「レディ・サピエンス」を見た

 いつものようにいきあたりばったりで偶然、NHKの「コズミックフロント」を途中から見て、大いに触発されて、すぐにオンデマンドで220円払って全部見たが、そこでの方法論がとても面白かった。

 西ヨーロッパで旧石器時代の洞窟で壁画や人骨、石器などが発見されだした19世紀、研究者にも当時の世相が色濃く反映されてしまい、狩猟は男性、女性は採取と出産と子育て、という認識が深く根付いていて、出土物が狩猟関係だとそのそばの人骨は男性と安直に判断されてきたのだが、最近の精査でそれが覆される例が出てきたという。すなわち、狩猟にも女性が参加していたこと(南北アメリカ大陸では30%は女性だった由)、その裏打ちとして授乳期の終わったあとの子育ては祖母が担っていたので、女性も狩りに出かけることができたし、骨の分析から投槍したら骨に刻まれる傷が女性にも見られることが根拠に挙げられ、当時の食料カロリー比率の9割が採取による植物・魚介類によって維持されていたので、集団の中で女性の役割は高く評価されざるをえなかったはずだ(ここまで言われると男は何してたんだ、と思っちゃいますが、やっぱ採取もしてたのかな)、といった見解が次々と紹介されていく。

 壁画を描いた旧石器時代の芸術家も「二本指の法則」(男は人差し指より薬指が長いが、女は同じ)に従って再調査してみると、女性の手形が確認され(え〜せっかくの仮説の腰を折るようで申し訳ないが、どうやらうちの妻は男が勝っているようでして:というより、この法則、もともと別の内容だったような。https://www.yamacomi.com/7695.html)、

フランス、1922発見のベッシュ・メルル洞窟の手形の4分の3は女性のものと放送で言っていたが、そんなばかな

また、洞窟の足跡をアフリカ狩猟民のプロに鑑定してもらったら(餅は餅屋というわけで、この辺の着眼点おおいに愉快ではあるが)、女性や子供のそれも確認され、こうして従来の見解は修正されざるをえなくなった、などなど。当たり前のことだが、手型にしろ足型にしろ漫然と眺めている限り、突破口は開けないというわけで、このあたりおおいに自省しておきたい。

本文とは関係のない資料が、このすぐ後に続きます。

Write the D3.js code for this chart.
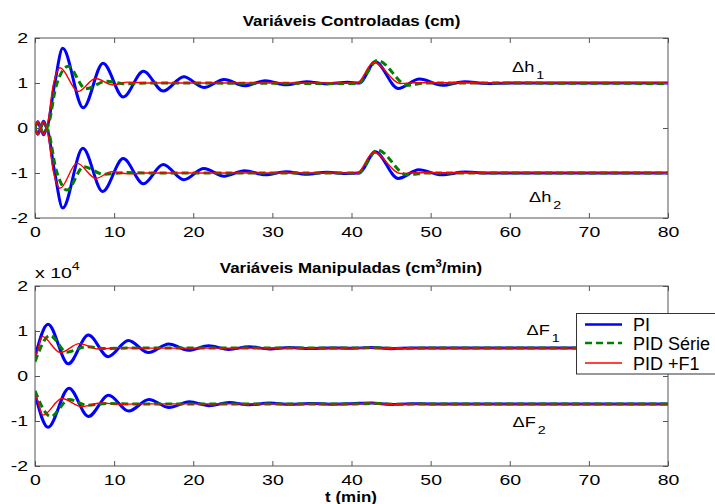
<!DOCTYPE html>
<html><head><meta charset="utf-8">
<script src="https://cdn.jsdelivr.net/npm/d3@7"></script>
<style>body{margin:0;background:#fff}svg{display:block}</style>
</head><body>
<svg id="c" width="715" height="504"></svg>
<script>
// ---------- data ----------
const xTickVals = [0,10,20,30,40,50,60,70,80];
const yTickVals = [-2,-1,0,1,2];
const seriesNames = ["PI","PID Série","PID +F1"];
const titleTop = "Variáveis Controladas (cm)";
const titleBottom = "Variáveis Manipuladas (cm";
const xLabel = "t (min)";

// Δh1 (cm)
const h1_PI = [[0,0],[0.35,-0.14],[0.7,0],[1.1,0.15],[1.45,0.02],[2.5,1.0],[3.5,1.77],[6.1,0.45],[8.6,1.44],[11.15,0.69],[13.7,1.26],[16.2,0.82],[18.8,1.14],[21.35,0.9],[23.9,1.08],[26.5,0.94],[29.1,1.05],[31.7,0.96],[34.3,1.03],[36.9,0.98],[39.5,1.015],[41.0,1.0],[43.0,1.47],[45.9,0.88],[48.6,1.09],[51.5,0.95],[54.3,1.03],[57.0,0.99],[60,1.0],[80,1.0]];
const h1_PIDs = [[0,0],[0.35,-0.12],[0.7,0],[1.1,0.13],[1.5,0.02],[2.7,0.95],[4.2,1.37],[6.4,0.87],[9.0,1.04],[11.5,0.98],[14,1.0],[40.8,0.99],[43.3,1.5],[47.1,0.95],[49.5,1.0],[80,0.99]];
const h1_PIDF = [[0,0],[0.35,-0.15],[0.7,0],[1.1,0.15],[1.45,0.02],[2.3,0.95],[3.16,1.34],[5.45,0.81],[7.65,1.1],[9.8,0.96],[11.8,1.02],[14,1.0],[40.7,1.0],[42.8,1.46],[46.2,0.99],[48,1.005],[80,1.0]];
// Δh2 (cm)
const h2_PI = [[0,0],[0.35,0.14],[0.7,0],[1.1,-0.15],[1.45,-0.02],[2.5,-1.0],[3.5,-1.78],[6.05,-0.45],[8.55,-1.41],[11.15,-0.68],[13.7,-1.24],[16.2,-0.81],[18.8,-1.15],[21.35,-0.9],[23.9,-1.07],[26.5,-0.95],[29.1,-1.04],[31.7,-0.97],[34.3,-1.03],[36.9,-0.985],[39.5,-1.01],[41.0,-1.0],[43.0,-0.53],[45.9,-1.12],[48.5,-0.93],[51.4,-1.04],[54.3,-0.98],[57,-1.0],[80,-1.0]];
const h2_PIDs = [[0,0],[0.35,0.12],[0.7,0],[1.1,-0.13],[1.5,-0.02],[2.7,-0.95],[4.05,-1.38],[6.15,-0.86],[8.7,-1.03],[11.5,-0.99],[14,-1.0],[40.8,-1.0],[43.3,-0.49],[47.0,-1.04],[49.5,-1.0],[80,-1.0]];
const h2_PIDF = [[0,0],[0.35,0.15],[0.7,0],[1.1,-0.15],[1.45,-0.02],[2.3,-0.95],[3.16,-1.34],[5.3,-0.78],[7.7,-1.12],[9.7,-0.97],[11.8,-1.02],[14,-1.0],[40.7,-1.0],[42.8,-0.54],[46.2,-1.01],[48,-0.995],[80,-1.0]];
// ΔF1 (x 10^4 cm3/min)
const F1_PI = [[0,0.42],[1.65,1.15],[4.2,0.27],[6.75,0.91],[9.25,0.43],[11.8,0.79],[14.35,0.52],[16.9,0.71],[19.4,0.57],[21.95,0.67],[24.5,0.59],[27.05,0.65],[29.6,0.6],[32.15,0.635],[34.7,0.61],[37.25,0.625],[40,0.615],[42.5,0.635],[45,0.605],[47.5,0.625],[50,0.62],[80,0.62]];
const F1_PIDs = [[0,0.32],[1.9,0.9],[4.0,0.53],[6.5,0.65],[9,0.61],[12,0.62],[40.5,0.62],[43,0.63],[46,0.61],[49,0.62],[80,0.62]];
const F1_PIDF = [[0,1.02],[0.05,0.45],[0.9,0.88],[3.2,0.52],[5.6,0.72],[8.0,0.6],[10.5,0.63],[13,0.62],[40.5,0.62],[42.5,0.635],[45,0.61],[48,0.62],[80,0.62]];
// ΔF2 (x 10^4 cm3/min)
const F2_PI = [[0,-0.4],[1.65,-1.14],[4.3,-0.27],[6.75,-0.9],[9.3,-0.43],[11.85,-0.78],[14.4,-0.52],[16.95,-0.7],[19.5,-0.57],[22.0,-0.66],[24.55,-0.59],[27.1,-0.64],[29.65,-0.6],[32.2,-0.63],[34.75,-0.61],[37.3,-0.625],[40,-0.615],[42.5,-0.6],[45,-0.635],[47.5,-0.615],[50,-0.62],[80,-0.62]];
const F2_PIDs = [[0,-0.33],[2.0,-0.9],[4.3,-0.52],[6.6,-0.65],[9,-0.61],[12,-0.62],[40.5,-0.62],[43,-0.61],[46,-0.63],[49,-0.62],[80,-0.62]];
const F2_PIDF = [[0,-1.01],[0.05,-0.45],[1.0,-0.87],[3.4,-0.5],[5.9,-0.68],[8.3,-0.6],[10.8,-0.63],[13,-0.62],[40.5,-0.62],[42.5,-0.605],[45,-0.63],[48,-0.62],[80,-0.62]];

// ---------- drawing ----------
const FONT = "'Liberation Sans', Arial, Helvetica, sans-serif";
const SX = 1.3;  // horizontal stretch of the original figure's text
const styles = [
  {color:"#0000ff", width:3, dash:null},
  {color:"#008000", width:3, dash:"7,4"},
  {color:"#ff0000", width:1.4, dash:null}
];
const svg = d3.select("#c");
const x = d3.scaleLinear().domain([0,80]).range([35,668]);

function panel(id, top, bottom, groups){
  const y = d3.scaleLinear().domain([-2,2]).range([bottom, top]);
  svg.append("clipPath").attr("id","clip"+id).append("rect")
    .attr("x",x(0)).attr("y",top).attr("width",x(80)-x(0)).attr("height",bottom-top);
  const line = d3.line().x(d=>x(d[0])).y(d=>y(d[1])).curve(d3.curveMonotoneX);
  const g = svg.append("g").attr("clip-path",`url(#clip${id})`);
  // draw series in order PI, PID Série, PID+F1
  [0,1,2].forEach(si=>{
    groups.forEach(grp=>{
      const s = styles[si];
      g.append("path").datum(grp[si]).attr("d",line)
        .attr("fill","none").attr("stroke",s.color).attr("stroke-width",s.width)
        .attr("stroke-dasharray",s.dash).attr("stroke-linejoin","round");
    });
  });
  // axes
  const tickCol = "#555";
  const ax = [
    svg.append("g").attr("transform",`translate(0,${bottom})`)
      .call(d3.axisBottom(x).tickValues(xTickVals).tickSizeInner(-5).tickSizeOuter(0).tickPadding(8.5).tickFormat(d=>String(d))),
    svg.append("g").attr("transform",`translate(0,${top})`)
      .call(d3.axisTop(x).tickValues(xTickVals).tickSizeInner(-5).tickSizeOuter(0).tickFormat("")),
    svg.append("g").attr("transform",`translate(${x(0)},0)`)
      .call(d3.axisLeft(y).tickValues(yTickVals).tickSizeInner(-5).tickSizeOuter(0).tickPadding(7).tickFormat(d=>String(d))),
    svg.append("g").attr("transform",`translate(${x(80)},0)`)
      .call(d3.axisRight(y).tickValues(yTickVals).tickSizeInner(-5).tickSizeOuter(0).tickFormat(""))
  ];
  ax.forEach(a=>{
    a.select(".domain").remove();
    a.selectAll("line").attr("stroke",tickCol);
    a.selectAll("text").attr("font-family",FONT).attr("font-size",15).attr("fill","#000");
  });
  ax[0].selectAll("text").attr("transform",`scale(${SX},1)`);
  ax[2].selectAll("text").attr("transform",`scale(${SX},1)`).attr("x",-7/SX);
  svg.append("rect").attr("x",x(0)).attr("y",top).attr("width",x(80)-x(0)).attr("height",bottom-top)
    .attr("fill","none").attr("stroke",tickCol).attr("stroke-width",1);
  return y;
}

panel("A", 38, 218, [[h1_PI,h1_PIDs,h1_PIDF],[h2_PI,h2_PIDs,h2_PIDF]]);
panel("B", 286, 466, [[F1_PI,F1_PIDs,F1_PIDF],[F2_PI,F2_PIDs,F2_PIDF]]);

// titles
function stretched(xp, yp, sx){
  return svg.append("g").attr("transform",`translate(${xp},${yp}) scale(${sx},1)`)
    .append("text").attr("font-family",FONT).attr("fill","#000");
}
stretched(351.5, 26, 1.13).attr("text-anchor","middle").attr("font-weight","bold").attr("font-size",15).text(titleTop);
const t2 = stretched(351, 273, 1.13).attr("text-anchor","middle").attr("font-weight","bold").attr("font-size",15);
t2.append("tspan").text(titleBottom);
t2.append("tspan").attr("dy",-6).attr("font-size",10).text("3");
t2.append("tspan").attr("dy",6).text("/min)");
stretched(351, 502, 1.13).attr("text-anchor","middle").attr("font-weight","bold").attr("font-size",15).text(xLabel);

// exponent label
const ex = stretched(35, 278, SX).attr("font-size",15);
ex.append("tspan").text("x 10");
ex.append("tspan").attr("dy",-8).attr("font-size",11).text("4");

// curve annotations
function annot(xp, yp, main, sub){
  const t = stretched(xp, yp, SX).attr("font-size",14);
  t.append("tspan").text(main);
  t.append("tspan").attr("dx",1.5).attr("dy",7).attr("font-size",11).text(sub);
}
annot(512, 72, "\u0394h", "1");
annot(529, 201.5, "\u0394h", "2");
annot(526.5, 335, "\u0394F", "1");
annot(512.5, 427, "\u0394F", "2");

// legend
const lg = svg.append("g");
lg.append("rect").attr("x",576.5).attr("y",313.5).attr("width",170).attr("height",60.5)
  .attr("fill","#fff").attr("stroke","#333").attr("stroke-width",1);
const legY = [324.5, 343, 363];
seriesNames.forEach((n,i)=>{
  const s = styles[i];
  lg.append("line").attr("x1",585).attr("x2",622).attr("y1",legY[i]).attr("y2",legY[i])
    .attr("stroke",s.color).attr("stroke-width",i===2?1.6:2.5).attr("stroke-dasharray",s.dash);
  lg.append("text").attr("x",633).attr("y",legY[i]+6.5).attr("font-family",FONT)
    .attr("font-size",18).attr("fill","#000").text(n);
});
</script>
</body></html>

フランスのアルデーヌ洞窟には8千年前の足跡が600以上ある由

 要するに、狩猟採取時代において、これまで言われてきたほどの男女の性差による役割分担はなかった、というわけである。出土物で勝負するのが考古学なのだが、昔から、一見資料に基づいているようで、ある場合は論証が飛躍しすぎで、仮説の多くは研究者の着想で大きく左右されている印象が私にはあるので、今回も全面降伏するには至らないが、中にはそういう狩猟が得意な女性もいただろうし、絵が上手な女性もいただろう(しかし現代同様、みんながみんなそういう才能を持っているわけではないだろーぜったい)、というごく例外的な部分修正がいいところだと思ってしまうのだが(番組は逆の意味で時代に迎合しすぎ)、これでよろしくないのだろうか。NHKさん(というか販売元、今回はフランスの番組製作会社さんか)、売らんかなと、いつもながらセンセイショナルな構成にしすぎているような。ゲストの日本の考古学者それを是正すべきだけど、ま、できないのだろうな、NHKに忖度して。

【追記】その後、妻を含め指を見せてもらった女性3名は、みな薬指の方が長かった、のはなぜ。仮説崩壊じゃないの。

 なお、同様の女性狩猟者・戦士の存在については、2020/11/10にも触れておりました。